Lennox and Shei are given ratty wigs from the Haus of Dida Ritz, but Lennox looks pretty stunning. Shei less so: "She's too 'House of LaBeija,'" Tyra comments about our Asian queen, who was, admittedly, looking a little drag-y. (Good reference Tyra, but don't bring up the memory of Pepper LaBeija unless you mean it as a compliment.)

Yu Tsai offers Shei some platitudes about needing to see her heart and while she improves slightly, she still stumbles.

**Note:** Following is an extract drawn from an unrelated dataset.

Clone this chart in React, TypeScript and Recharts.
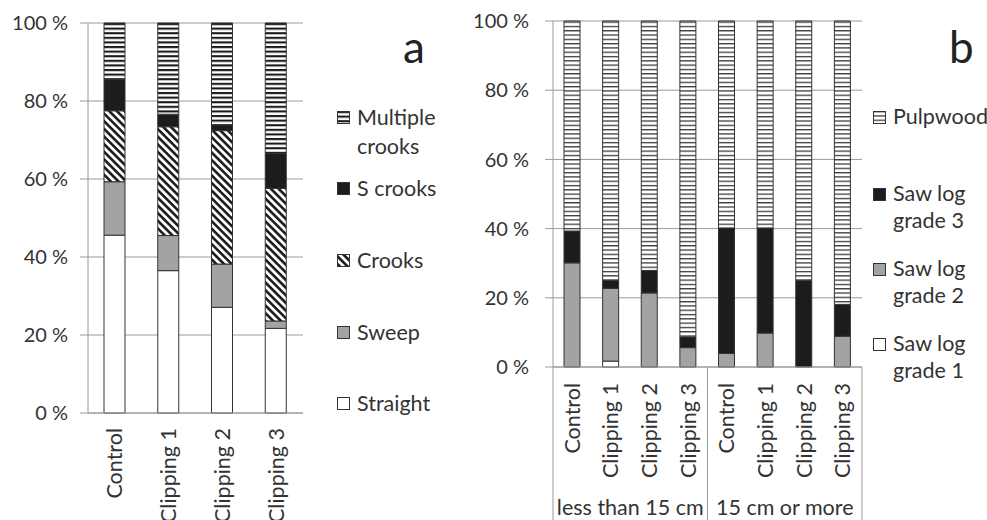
import React from 'react';
import { BarChart, Bar, XAxis, YAxis, CartesianGrid, Legend } from 'recharts';

// panel a: stem form, share of trees (%)
const categoriesA = ['Control', 'Clipping 1', 'Clipping 2', 'Clipping 3'];
const straight = [45.6, 36.5, 27.1, 21.7];
const sweep = [13.7, 9.0, 11.1, 1.9];
const crooks = [18.2, 27.9, 34.2, 34.0];
const sCrooks = [8.1, 3.2, 1.5, 9.0];
const multipleCrooks = [14.4, 23.4, 26.1, 33.4];

// panel b: timber assortments by diameter class (%)
const categoriesB = ['Control', 'Clipping 1', 'Clipping 2', 'Clipping 3', 'Control', 'Clipping 1', 'Clipping 2', 'Clipping 3'];
const groupsB = ['less than 15 cm', '15 cm or more'];
const grade1 = [0, 1.7, 0, 0, 0, 0, 0, 0];
const grade2 = [30.1, 21.0, 21.4, 5.6, 3.9, 9.8, 0, 8.9];
const grade3 = [9.2, 2.4, 6.5, 3.1, 36.3, 30.4, 25.1, 9.2];
const pulpwood = [60.7, 74.9, 72.1, 91.3, 59.8, 59.8, 74.9, 81.9];

const yTicks = [0, 20, 40, 60, 80, 100];

const FONT = 'Lato, "Open Sans", sans-serif';
const TEXT = '#333';
const GRID = '#9a9a9a';
const EDGE = '#333';
const LABEL_SIZE = 21.5;

const dataA = categoriesA.map((c, i) => ({
  name: c,
  straight: straight[i],
  sweep: sweep[i],
  crooks: crooks[i],
  sCrooks: sCrooks[i],
  multiple: multipleCrooks[i],
}));

const dataB = categoriesB.map((c, i) => ({
  name: c,
  g1: grade1[i],
  g2: grade2[i],
  g3: grade3[i],
  pulp: pulpwood[i],
}));

const seriesA = [
  { key: 'straight', label: ['Straight'], fill: '#ffffff' },
  { key: 'sweep', label: ['Sweep'], fill: '#a3a3a3' },
  { key: 'crooks', label: ['Crooks'], fill: 'url(#diag)' },
  { key: 'sCrooks', label: ['S crooks'], fill: '#1c1c1c' },
  { key: 'multiple', label: ['Multiple', 'crooks'], fill: 'url(#hstripe)' },
];

const seriesB = [
  { key: 'g1', label: ['Saw log', 'grade 1'], fill: '#ffffff' },
  { key: 'g2', label: ['Saw log', 'grade 2'], fill: '#a3a3a3' },
  { key: 'g3', label: ['Saw log', 'grade 3'], fill: '#1c1c1c' },
  { key: 'pulp', label: ['Pulpwood'], fill: 'url(#pulp)' },
];

const Patterns = () => (
  <svg width={0} height={0} style={{ position: 'absolute' }}>
    <defs>
      <pattern id="hstripe" patternUnits="userSpaceOnUse" width={10} height={4.6}>
        <rect width={10} height={4.6} fill="#fff" />
        <rect width={10} height={2.1} fill="#1a1a1a" />
      </pattern>
      <pattern id="pulp" patternUnits="userSpaceOnUse" width={10} height={4.3}>
        <rect width={10} height={4.3} fill="#fff" />
        <rect width={10} height={1.3} fill="#3a3a3a" />
      </pattern>
      <pattern id="diag" patternUnits="userSpaceOnUse" width={10} height={5.4} patternTransform="rotate(45)">
        <rect width={10} height={5.4} fill="#fff" />
        <rect width={10} height={2.6} fill="#1a1a1a" />
      </pattern>
    </defs>
  </svg>
);

const yFmt = (v: number) => `${v} %`;

const RotTick = (props: any) => {
  const { x, y, payload } = props;
  return (
    <text
      x={x}
      y={y + 15}
      transform={`rotate(-90 ${x} ${y + 15})`}
      textAnchor="end"
      dy="0.35em"
      fill={TEXT}
      fontSize={LABEL_SIZE}
      fontFamily={FONT}
    >
      {payload.value}
    </text>
  );
};

const GroupTick = (props: any) => {
  const { x, y, index, width, visibleTicksCount } = props;
  const band = width && visibleTicksCount ? width / visibleTicksCount : 38.6;
  const per = categoriesB.length / groupsB.length;
  const g = Math.floor(index / per);
  const isFirst = index % per === 0;
  const isLast = index === categoriesB.length - 1;
  return (
    <g>
      <RotTick {...props} y={y + 1} />
      {isFirst && <line x1={x - band / 2} x2={x - band / 2} y1={y} y2={y + 160} stroke={GRID} />}
      {isLast && <line x1={x + band / 2} x2={x + band / 2} y1={y} y2={y + 160} stroke={GRID} />}
      {isFirst && (
        <text
          x={x + band * (per - 1) / 2}
          y={y + 148}
          textAnchor="middle"
          fill={TEXT}
          fontSize={LABEL_SIZE}
          fontFamily={FONT}
        >
          {groupsB[g]}
        </text>
      )}
    </g>
  );
};

const Swatch = ({ fill }: { fill: string }) => (
  <svg width={13} height={13} style={{ display: 'block' }}>
    <rect x={0.5} y={0.5} width={12} height={12} fill={fill} stroke={EDGE} />
  </svg>
);

const makeLegend = (series: typeof seriesA, tops: number[], lh: number) => () => (
  <div style={{ position: 'relative', fontFamily: FONT, fontSize: LABEL_SIZE, color: TEXT }}>
    {[...series].reverse().map((s, i) => (
      <div key={s.key} style={{ position: 'absolute', top: tops[i], left: 0, display: 'flex', alignItems: 'flex-start' }}>
        <div style={{ marginTop: 8, marginRight: 7 }}>
          <Swatch fill={s.fill} />
        </div>
        <div style={{ lineHeight: `${lh}px`, whiteSpace: 'nowrap' }}>
          {s.label.map((l) => (
            <div key={l}>{l}</div>
          ))}
        </div>
      </div>
    ))}
  </div>
);

const LegendA = makeLegend(seriesA, [0, 71, 143, 215, 286], 29);
const LegendB = makeLegend(seriesB, [0, 77, 152, 227], 27);

export default function App() {
  return (
    <div style={{ position: 'absolute', left: 0, top: 0, width: 987, height: 520, background: '#fff', fontFamily: FONT }}>
      <Patterns />
      <div style={{ position: 'absolute', left: 0, top: 0 }}>
        <BarChart width={460} height={520} data={dataA} margin={{ top: 23, right: 157, left: 0, bottom: 0 }} barSize={21}>
          <CartesianGrid vertical={false} stroke={GRID} />
          <XAxis dataKey="name" height={107} tick={<RotTick />} tickLine={false} tickSize={0} tickMargin={0} axisLine={{ stroke: GRID }} interval={0} />
          <YAxis
            width={88}
            domain={[0, 100]}
            ticks={yTicks}
            tickFormatter={yFmt}
            tickSize={8}
            tickMargin={12}
            tickLine={{ stroke: GRID }}
            axisLine={{ stroke: GRID }}
            tick={{ fill: TEXT, fontSize: 20, fontFamily: FONT }}
          />
          {seriesA.map((s) => (
            <Bar key={s.key} dataKey={s.key} name={s.label.join(' ')} stackId="a" fill={s.fill} stroke={EDGE} strokeWidth={1} isAnimationActive={false} />
          ))}
          <Legend content={<LegendA />} wrapperStyle={{ position: 'absolute', left: 337, top: 103, width: 120 }} />
        </BarChart>
      </div>
      <div style={{ position: 'absolute', left: 460, top: 0 }}>
        <BarChart width={527} height={520} data={dataB} margin={{ top: 21, right: 125, left: 0, bottom: 0 }} barSize={16}>
          <CartesianGrid vertical={false} stroke={GRID} />
          <XAxis dataKey="name" height={153} tick={<GroupTick />} tickLine={false} tickSize={0} tickMargin={0} axisLine={{ stroke: GRID }} interval={0} allowDuplicatedCategory />
          <YAxis
            width={93}
            domain={[0, 100]}
            ticks={yTicks}
            tickFormatter={yFmt}
            tickSize={8}
            tickMargin={16}
            tickLine={{ stroke: GRID }}
            axisLine={{ stroke: GRID }}
            tick={{ fill: TEXT, fontSize: 20, fontFamily: FONT }}
          />
          {seriesB.map((s) => (
            <Bar key={s.key} dataKey={s.key} name={s.label.join(' ')} stackId="b" fill={s.fill} stroke={EDGE} strokeWidth={1} isAnimationActive={false} />
          ))}
          <Legend content={<LegendB />} wrapperStyle={{ position: 'absolute', left: 413, top: 103, width: 114 }} />
        </BarChart>
      </div>
      <div style={{ position: 'absolute', left: 403, top: 21, fontSize: 44, color: '#222', lineHeight: '50px' }}>a</div>
      <div style={{ position: 'absolute', left: 949, top: 21, fontSize: 44, color: '#222', lineHeight: '50px' }}>b</div>
    </div>
  );
}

Will and Keith need a lot of instruction from a particularly angry Yu Tsai. Tyra steps in to show them precisely what she wants them to do, which (spoiler) is not a good sign. Bu she makes turkey-gobbling noises, which is entertaining. And reminds us to make reservations for Thanksgiving.

Adam goes on at length about how he doesn't need to drink to be great and, what do you know, he actually doesn't! He slays the shoot.

Non-Shocking Elimination: Kelly and Miss J are at each other's throats at judging. It's like Alien Vs. Predator: whoever wins, we lose. Pretty much all the contestants receive scores of 7, 8, or 9. Adam takes top photo while Lenox and Shei wind up on the bottom.

We don't have Lennox's backstory yet, so it's pretty much certain she's not going home tonight. And, as we predicted, Shei is sent packing.

Sorry, toots, you were likable and fun, which never gets anyone far on Top Model. Or in life, really. Good luck with all that.

Screen shot 2014-11-22 at 8.53.36 AMTyra Nonsense: Tyra's penchant for schizophrenic speech was at an all time high this week. Throughout judging she manages to:

* Do an impression of Marilyn Monroe that sounds like The Lady In The Radiator.

* Make more turkey-gobbling noises.

* Continue to use the word "stiffy-doo" as if it was a real thing.

* Show actual empathy when Shei is eliminated, which is perhaps more nonsensical than her actual nonsense.

* Threatened to call the Tyra Police on Shei if she ever changes her hair, which is a legitimately terrifying threat. Forget the Bey-gency. The Tyra Police are here.